# [Do this]
Go through the material and write it all out exactly, minus the pictures.

-----

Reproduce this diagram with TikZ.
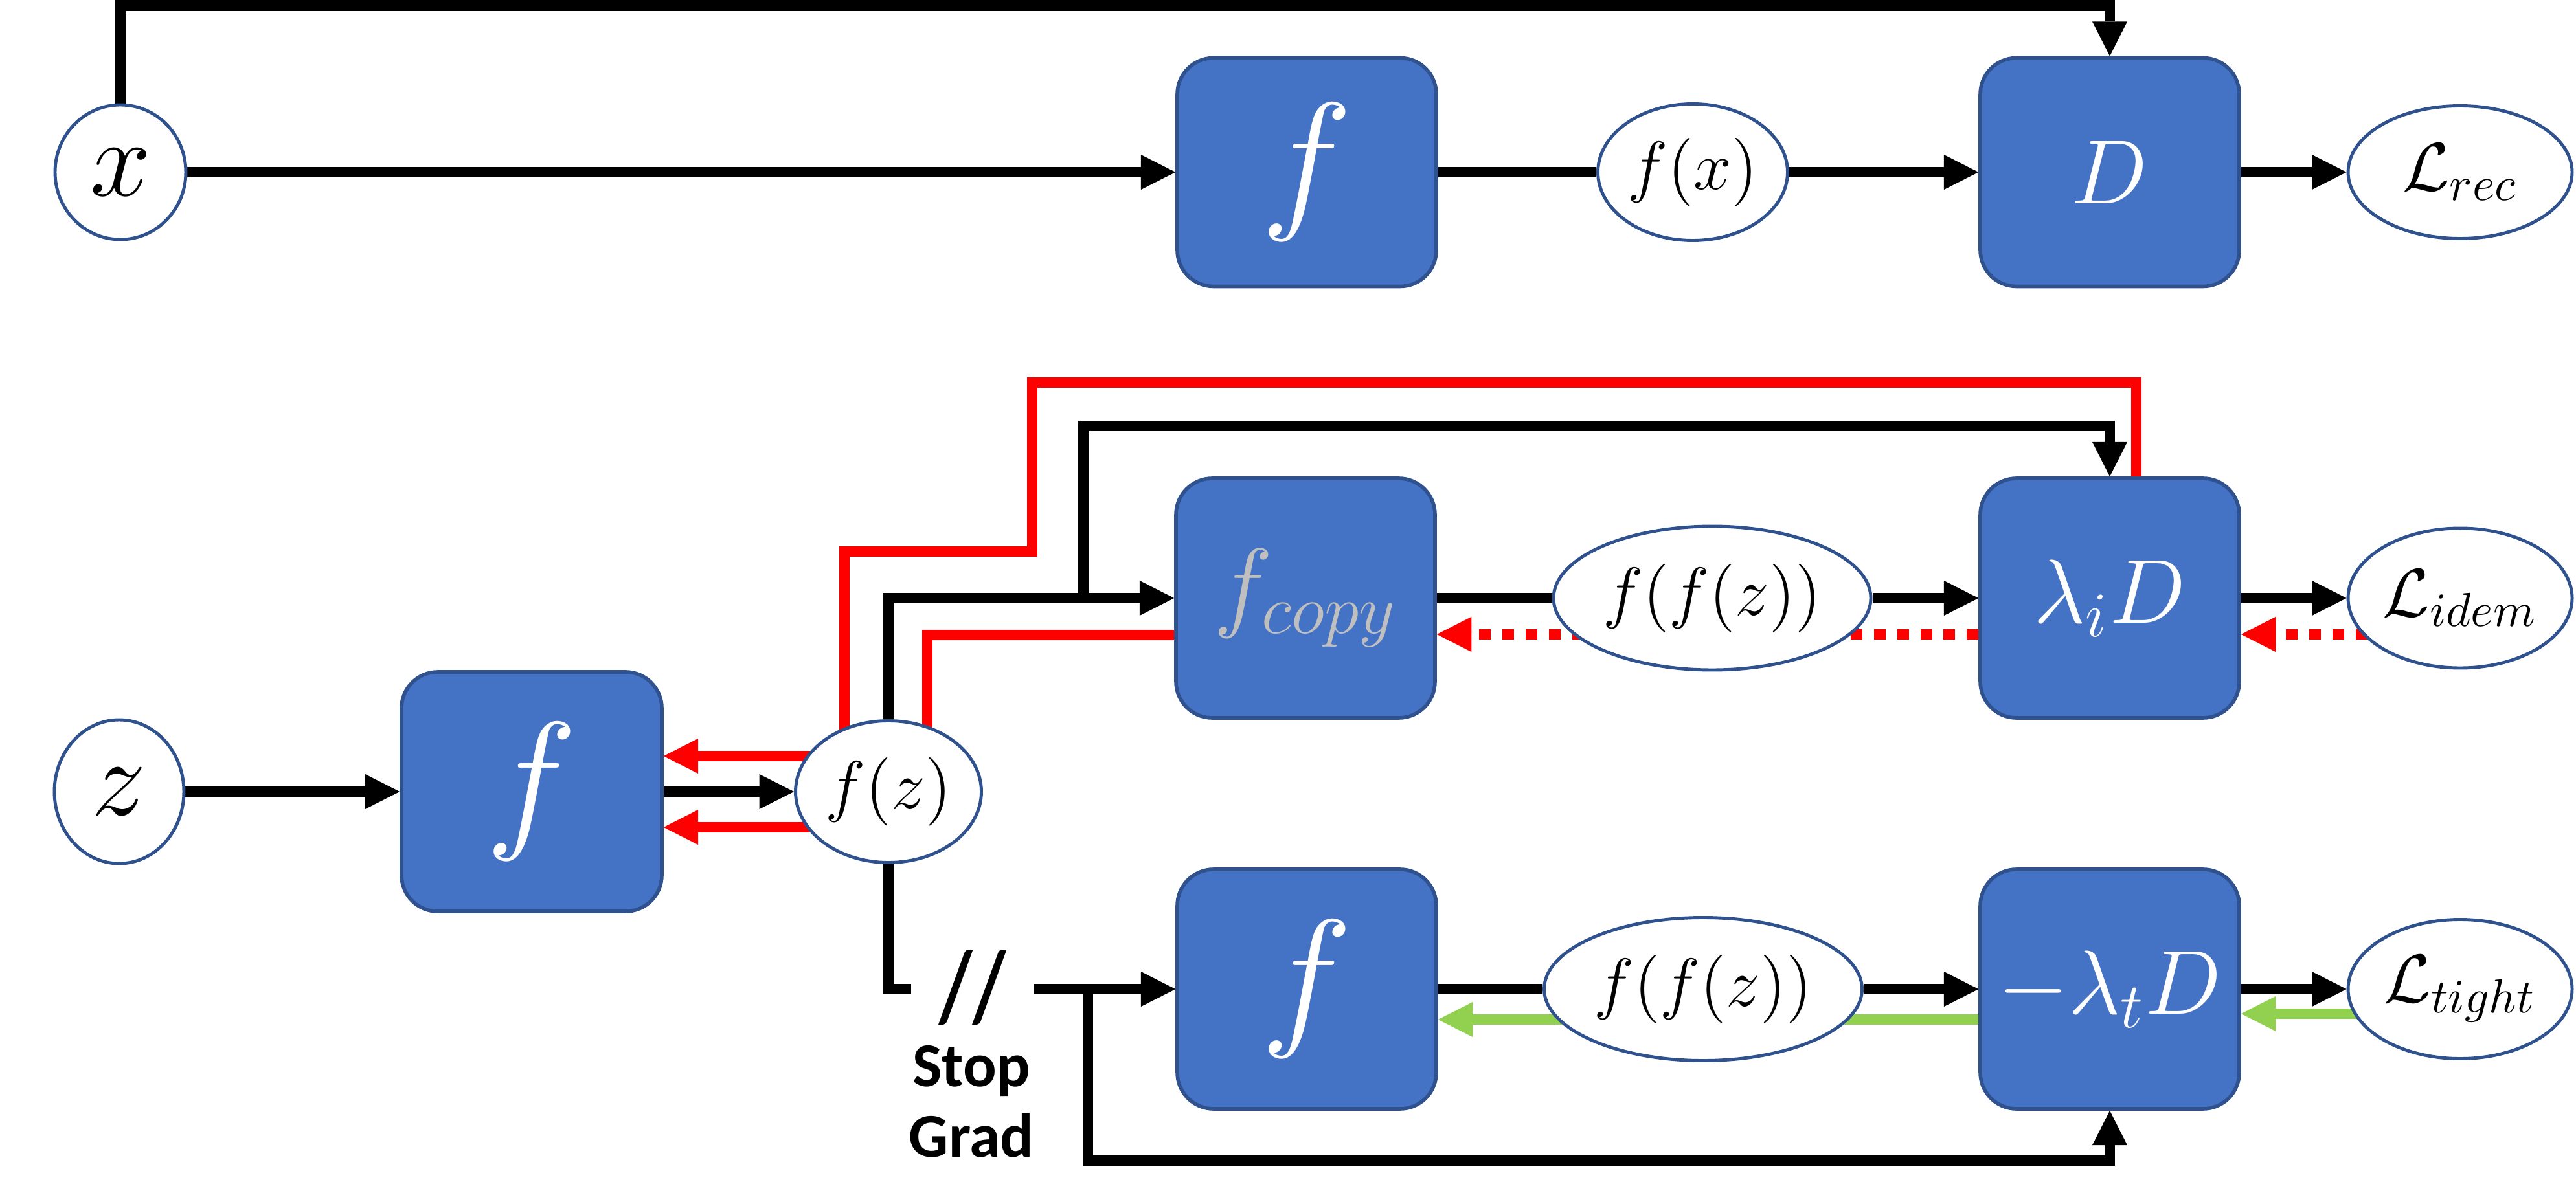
\RequirePackage{fix-cm}
\documentclass[tikz,border=0pt]{standalone}
\usepackage{amsmath}
\usepackage{amssymb}
\usepackage{fontspec}
\newfontfamily\carlito{Carlito}
\usepackage{tikz}
\usetikzlibrary{positioning,shapes.geometric,arrows.meta,backgrounds}
\definecolor{boxblue}{RGB}{68,114,196}
\definecolor{edgeblue}{RGB}{47,82,143}
\definecolor{gradred}{RGB}{255,0,0}
\definecolor{gradgreen}{RGB}{146,208,80}
\definecolor{copygray}{RGB}{191,191,191}
\tikzstyle{blk}=[draw=edgeblue, fill=boxblue, rounded corners=0.28cm, minimum width=2cm, minimum height=1.85cm, line width=0.8pt, text=white, font=\fontsize{20pt}{24pt}\selectfont]
\tikzstyle{blk1}=[blk, minimum height=1.765cm]
\tikzstyle{fbig}=[font=\fontsize{34pt}{40pt}\selectfont]
\tikzstyle{var}=[ellipse, draw=edgeblue, fill=white, line width=0.7pt, inner sep=0pt, minimum width=1.73cm, minimum height=1.08cm, font=\fontsize{15pt}{18pt}\selectfont]
\tikzstyle{inp}=[var, minimum width=1.01cm, font=\fontsize{24pt}{28pt}\selectfont]
\tikzstyle{ln}=[line width=2.4pt]
\tikzstyle{rd}=[ln, draw=gradred]
\tikzstyle{rddash}=[rd, dash pattern=on 2.55pt off 2.55pt]
\tikzstyle{gr}=[ln, draw=gradgreen]

\begin{document}
\begin{tikzpicture}[node distance=2cm,auto,>={Triangle[length=7.6pt,width=7.7pt,line width=0pt]}]
\useasboundingbox (0,0) rectangle (19.89,-9.3);

% top row: reconstruction
\node[inp, minimum height=1.04cm] at (0.93,-1.33) (xin) {$x$};
\node[blk1, fbig, right of = xin, node distance = 9.16cm] (f1) {$f$};
\node[var, right of = f1, node distance = 2.98cm, minimum width=1.465cm, minimum height=1.055cm] (fx) {$f(x)$};
\node[blk1, right of = fx, node distance = 3.22cm] (D) {$D$};
\node[var, right of = D, node distance = 2.705cm, minimum height=1.025cm] (Lrec) {$\mathcal{L}_{rec}$};

% middle: z through f
\node[inp, minimum width=1cm, minimum height=1.11cm] at (0.92,-6.115) (z) {$z$};
\node[blk, fbig, right of = z, node distance = 3.185cm, minimum width=2.01cm] (fL) {$f$};
\node[var, right of = fL, node distance = 2.755cm, minimum width=1.435cm, minimum height=1.095cm] (fz) {$f(z)$};

% idempotence row
\node[blk, text=copygray, font=\fontsize{22pt}{26pt}\selectfont] at (10.08,-4.62) (fcopy) {$f_{copy}$};
\node[var, right of = fcopy, node distance = 3.14cm, minimum width=2.45cm, minimum height=1.11cm] (ffz2) {$f(f(z))$};
\node[blk, right of = ffz2, node distance = 3.07cm] (lamiD) {$\lambda_i D$};
\node[var, right of = lamiD, node distance = 2.705cm] (Lidem) {$\mathcal{L}_{idem}$};

% tightness row
\node[blk, fbig] at (10.09,-7.64) (f3) {$f$};
\node[var, right of = f3, node distance = 3.06cm, minimum width=2.455cm, minimum height=1.105cm] (ffz3) {$f(f(z))$};
\node[blk, right of = ffz3, node distance = 3.14cm] (lamtD) {$-\lambda_t D$};
\node[var, right of = lamtD, node distance = 2.705cm, minimum height=1.075cm] (Ltight) {$\mathcal{L}_{tight}$};

\node[font=\carlito\bfseries\fontsize{17pt}{20pt}\selectfont, inner xsep=6pt, inner ysep=0pt] at (7.51,-7.63) (slash) {\scalebox{1}[1.3]{//}};
\node[font=\carlito\bfseries\fontsize{13.7pt}{15.5pt}\selectfont, align=center, inner sep=0pt] at (7.5,-8.51) (sgtext) {Stop\\Grad};

\coordinate (br1) at (8.365,-4.62);
\coordinate (br3) at (8.40,-7.64);

\begin{pgfonlayer}{background}
\draw[ln,->] (xin.north) -- ++(0,0.755) -| (D.north);
\draw[ln,->] (xin) -- (f1);
\draw[ln] (f1) -- (fx);
\draw[ln,->] (fx) -- (D);
\draw[ln,->] (D) -- (Lrec);

\draw[ln,->] (z) -- (fL);
\draw[ln,->] (fL) -- (fz);

\draw[ln,->] (fz.north) |- (fcopy.west);
\draw[ln,->] (br1) -- ++(0,1.33) -| (lamiD.north);
\draw[ln] (fcopy) -- (ffz2);
\draw[ln,->] (ffz2) -- (lamiD);
\draw[ln,->] (lamiD) -- (Lidem);

% gradients back to f
\draw[rd,->] ([xshift=0.205cm]lamiD.north) |- (7.97,-2.955) |- (6.52,-4.26) |- ([yshift=0.275cm]fL.east);
\draw[rd,->] ([yshift=-0.285cm]fcopy.west) -| (7.16,-6.39) -- ([yshift=-0.275cm]fL.east);
\draw[rddash,->] ([yshift=-0.28cm]Lidem.center) -- ([yshift=-0.28cm]lamiD.east);
\draw[rddash,->] ([yshift=-0.28cm]lamiD.west) -- ([yshift=-0.28cm]fcopy.east);

\draw[ln] (fz.south) |- (slash.west |- f3.west);
\draw[ln,->] (slash.east |- f3.west) -- (f3.west);
\draw[ln,->] (br3) -- ++(0,-1.325) -| (lamtD.south);
\draw[ln] (f3) -- (ffz3);
\draw[ln,->] (ffz3) -- (lamtD);
\draw[ln,->] (lamtD) -- (Ltight);

\draw[gr,->] ([yshift=-0.19cm]Ltight.center) -- ([yshift=-0.19cm]lamtD.east);
\draw[gr,->] ([yshift=-0.235cm]lamtD.west) -- ([yshift=-0.235cm]f3.east);
\end{pgfonlayer}
\end{tikzpicture}
\end{document}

-----

# [Response]
Reproduce this diagram with TikZ.
\RequirePackage{fix-cm}
\documentclass[tikz,border=0pt]{standalone}
\usepackage{amsmath}
\usepackage{amssymb}
\usepackage{fontspec}
\newfontfamily\carlito{Carlito}
\usepackage{tikz}
\usetikzlibrary{positioning,shapes.geometric,arrows.meta,backgrounds}
\definecolor{boxblue}{RGB}{68,114,196}
\definecolor{edgeblue}{RGB}{47,82,143}
\definecolor{gradred}{RGB}{255,0,0}
\definecolor{gradgreen}{RGB}{146,208,80}
\definecolor{copygray}{RGB}{191,191,191}
\tikzstyle{blk}=[draw=edgeblue, fill=boxblue, rounded corners=0.28cm, minimum width=2cm, minimum height=1.85cm, line width=0.8pt, text=white, font=\fontsize{20pt}{24pt}\selectfont]
\tikzstyle{blk1}=[blk, minimum height=1.765cm]
\tikzstyle{fbig}=[font=\fontsize{34pt}{40pt}\selectfont]
\tikzstyle{var}=[ellipse, draw=edgeblue, fill=white, line width=0.7pt, inner sep=0pt, minimum width=1.73cm, minimum height=1.08cm, font=\fontsize{15pt}{18pt}\selectfont]
\tikzstyle{inp}=[var, minimum width=1.01cm, font=\fontsize{24pt}{28pt}\selectfont]
\tikzstyle{ln}=[line width=2.4pt]
\tikzstyle{rd}=[ln, draw=gradred]
\tikzstyle{rddash}=[rd, dash pattern=on 2.55pt off 2.55pt]
\tikzstyle{gr}=[ln, draw=gradgreen]

\begin{document}
\begin{tikzpicture}[node distance=2cm,auto,>={Triangle[length=7.6pt,width=7.7pt,line width=0pt]}]
\useasboundingbox (0,0) rectangle (19.89,-9.3);

% top row: reconstruction
\node[inp, minimum height=1.04cm] at (0.93,-1.33) (xin) {$x$};
\node[blk1, fbig, right of = xin, node distance = 9.16cm] (f1) {$f$};
\node[var, right of = f1, node distance = 2.98cm, minimum width=1.465cm, minimum height=1.055cm] (fx) {$f(x)$};
\node[blk1, right of = fx, node distance = 3.22cm] (D) {$D$};
\node[var, right of = D, node distance = 2.705cm, minimum height=1.025cm] (Lrec) {$\mathcal{L}_{rec}$};

% middle: z through f
\node[inp, minimum width=1cm, minimum height=1.11cm] at (0.92,-6.115) (z) {$z$};
\node[blk, fbig, right of = z, node distance = 3.185cm, minimum width=2.01cm] (fL) {$f$};
\node[var, right of = fL, node distance = 2.755cm, minimum width=1.435cm, minimum height=1.095cm] (fz) {$f(z)$};

% idempotence row
\node[blk, text=copygray, font=\fontsize{22pt}{26pt}\selectfont] at (10.08,-4.62) (fcopy) {$f_{copy}$};
\node[var, right of = fcopy, node distance = 3.14cm, minimum width=2.45cm, minimum height=1.11cm] (ffz2) {$f(f(z))$};
\node[blk, right of = ffz2, node distance = 3.07cm] (lamiD) {$\lambda_i D$};
\node[var, right of = lamiD, node distance = 2.705cm] (Lidem) {$\mathcal{L}_{idem}$};

% tightness row
\node[blk, fbig] at (10.09,-7.64) (f3) {$f$};
\node[var, right of = f3, node distance = 3.06cm, minimum width=2.455cm, minimum height=1.105cm] (ffz3) {$f(f(z))$};
\node[blk, right of = ffz3, node distance = 3.14cm] (lamtD) {$-\lambda_t D$};
\node[var, right of = lamtD, node distance = 2.705cm, minimum height=1.075cm] (Ltight) {$\mathcal{L}_{tight}$};

\node[font=\carlito\bfseries\fontsize{17pt}{20pt}\selectfont, inner xsep=6pt, inner ysep=0pt] at (7.51,-7.63) (slash) {\scalebox{1}[1.3]{//}};
\node[font=\carlito\bfseries\fontsize{13.7pt}{15.5pt}\selectfont, align=center, inner sep=0pt] at (7.5,-8.51) (sgtext) {Stop\\Grad};

\coordinate (br1) at (8.365,-4.62);
\coordinate (br3) at (8.40,-7.64);

\begin{pgfonlayer}{background}
\draw[ln,->] (xin.north) -- ++(0,0.755) -| (D.north);
\draw[ln,->] (xin) -- (f1);
\draw[ln] (f1) -- (fx);
\draw[ln,->] (fx) -- (D);
\draw[ln,->] (D) -- (Lrec);

\draw[ln,->] (z) -- (fL);
\draw[ln,->] (fL) -- (fz);

\draw[ln,->] (fz.north) |- (fcopy.west);
\draw[ln,->] (br1) -- ++(0,1.33) -| (lamiD.north);
\draw[ln] (fcopy) -- (ffz2);
\draw[ln,->] (ffz2) -- (lamiD);
\draw[ln,->] (lamiD) -- (Lidem);

% gradients back to f
\draw[rd,->] ([xshift=0.205cm]lamiD.north) |- (7.97,-2.955) |- (6.52,-4.26) |- ([yshift=0.275cm]fL.east);
\draw[rd,->] ([yshift=-0.285cm]fcopy.west) -| (7.16,-6.39) -- ([yshift=-0.275cm]fL.east);
\draw[rddash,->] ([yshift=-0.28cm]Lidem.center) -- ([yshift=-0.28cm]lamiD.east);
\draw[rddash,->] ([yshift=-0.28cm]lamiD.west) -- ([yshift=-0.28cm]fcopy.east);

\draw[ln] (fz.south) |- (slash.west |- f3.west);
\draw[ln,->] (slash.east |- f3.west) -- (f3.west);
\draw[ln,->] (br3) -- ++(0,-1.325) -| (lamtD.south);
\draw[ln] (f3) -- (ffz3);
\draw[ln,->] (ffz3) -- (lamtD);
\draw[ln,->] (lamtD) -- (Ltight);

\draw[gr,->] ([yshift=-0.19cm]Ltight.center) -- ([yshift=-0.19cm]lamtD.east);
\draw[gr,->] ([yshift=-0.235cm]lamtD.west) -- ([yshift=-0.235cm]f3.east);
\end{pgfonlayer}
\end{tikzpicture}
\end{document}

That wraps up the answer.